The result is a structural weakness that sits at the very foundation of the portfolio.

Risk is introduced before the first repayment is even made.

A System Not Designed for the Markets It Serves

Across Africa and other emerging economies, the scale of the challenge is significant.

According to the World Bank, over 1.4 billion adults globally remain unbanked, many of whom rely on informal or mobile-first financial systems.

At the same time, the GSMA reports that mobile money has become the dominant financial channel in Sub-Saharan Africa, processing hundreds of billions of dollars annually.

These systems have unlocked access — but they have not solved onboarding.

Traditional KYC processes remain:

  • Manual
  • Time-consuming
  • Inconsistent across markets
  • Disconnected from financial behaviour

In practice, this means lenders are often answering only one question:

👉 “Is this person real?”

While missing the more important one:

👉 “Is this person likely to repay?”

The Hidden Cost of Weak KYC

When onboarding lacks depth, the impact is not immediate — but it is inevitable.

Weak KYC leads to:

  • Fraudulent or duplicate identities entering the system
  • Poor borrower selection at the point of origination
  • Higher first-cycle defaults
  • Increased operational cost in collections
  • Reduced confidence in portfolio quality

Over time, this compounds.

Collections teams work harder.

Credit models become less reliable.

Portfolio performance begins to deteriorate.

What appears to be a collections problem is often an onboarding problem in disguise.

From Verification to Intelligence

What is emerging now is a shift in how leading operators think about KYC. It is no longer sufficient to verify identity.

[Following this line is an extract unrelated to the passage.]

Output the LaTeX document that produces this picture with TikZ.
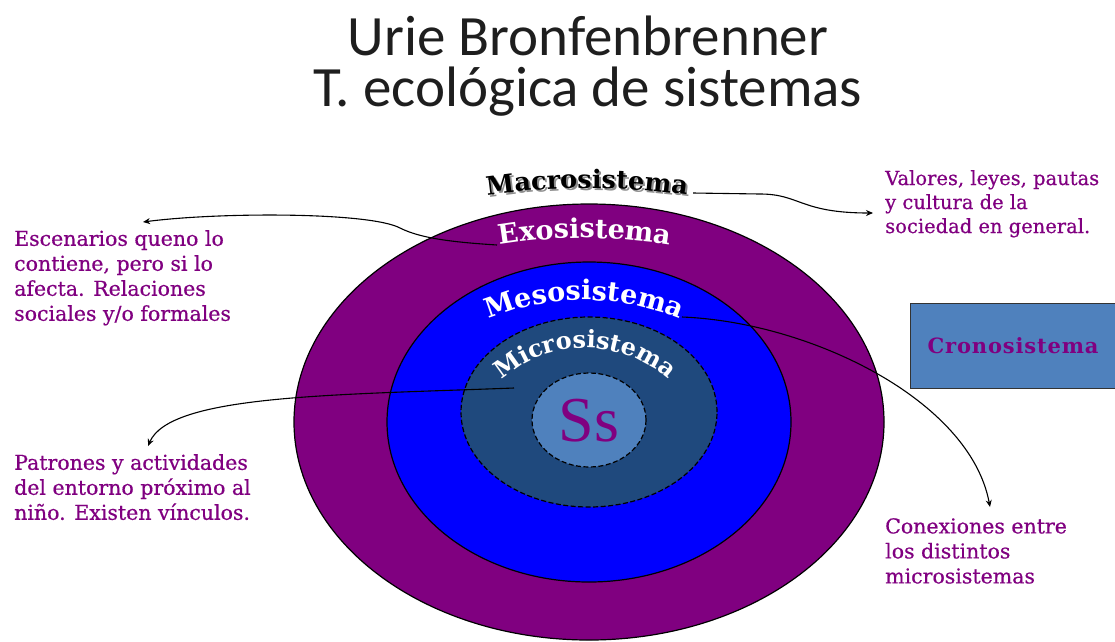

KYC must evolve into a system that combines:

  • Identity validation
  • Financial behaviour analysis
  • Continuous risk assessment

This is the transition from static KYC → dynamic KYC.

In this model, onboarding is no longer a checkpoint. It becomes the first layer of a broader credit intelligence system.

The Asopo Perspective: KYC as Infrastructure

This is the lens through which Asopo Technologies approaches the problem.

At Asopo, KYC is not treated as a standalone feature. It is embedded into the operational infrastructure that connects onboarding, credit, payments, and portfolio management.

The platform combines multiple layers of intelligence at the point of onboarding.

First, identity is verified through integrations with digital identity providers such as Smile Identity, enabling real-time document validation and facial recognition. This ensures that customers are accurately identified before any financial product is issued.

Second, Asopo extends KYC beyond identity through AI-powered application screening. By analysing 3 to 6 months of mobile money transaction data, the platform evaluates income patterns, spending behaviour, and liquidity signals — providing a real-time assessment of financial stability.

This allows operators to move from basic verification to data-driven underwriting decisions.

Third, onboarding feeds directly into a continuous credit intelligence layer. As repayment behaviour begins, risk profiles are updated dynamically, early warning signals are detected, and portfolio segmentation becomes more precise.

The result is a system where KYC is not a one-time action. It is the starting point of a continuously evolving understanding of customer risk.

Why This Matters for Credit Performance

The impact of this shift is measurable.

When onboarding is built on intelligence rather than verification alone:

  • Portfolio quality improves from day one
  • First-cycle defaults decrease
  • Collections become more targeted and efficient
  • Credit models become more accurate over time

This creates a compounding effect across the portfolio.

Better onboarding leads to better repayment behaviour. Better repayment data leads to stronger credit intelligence. Stronger intelligence leads to better decisions.

And the cycle continues.

The Future of KYC

As lending and asset financing models continue to expand across emerging markets, KYC will no longer be defined by compliance requirements alone.

It will be defined by its impact on performance.

Operators that continue to treat KYC as a manual, isolated process will struggle with:

  • rising defaults
  • inconsistent portfolio quality
  • increasing operational complexity

Those that adopt a more integrated, intelligence-driven approach will be able to:

  • reduce risk at origination
  • improve portfolio predictability
  • scale with greater confidence

Closing Thought

In emerging markets, the biggest risk is not who you fail to serve. It is who you choose to onboard without understanding.

Because in the end, credit performance is not built at collections. It is built at the very first decision.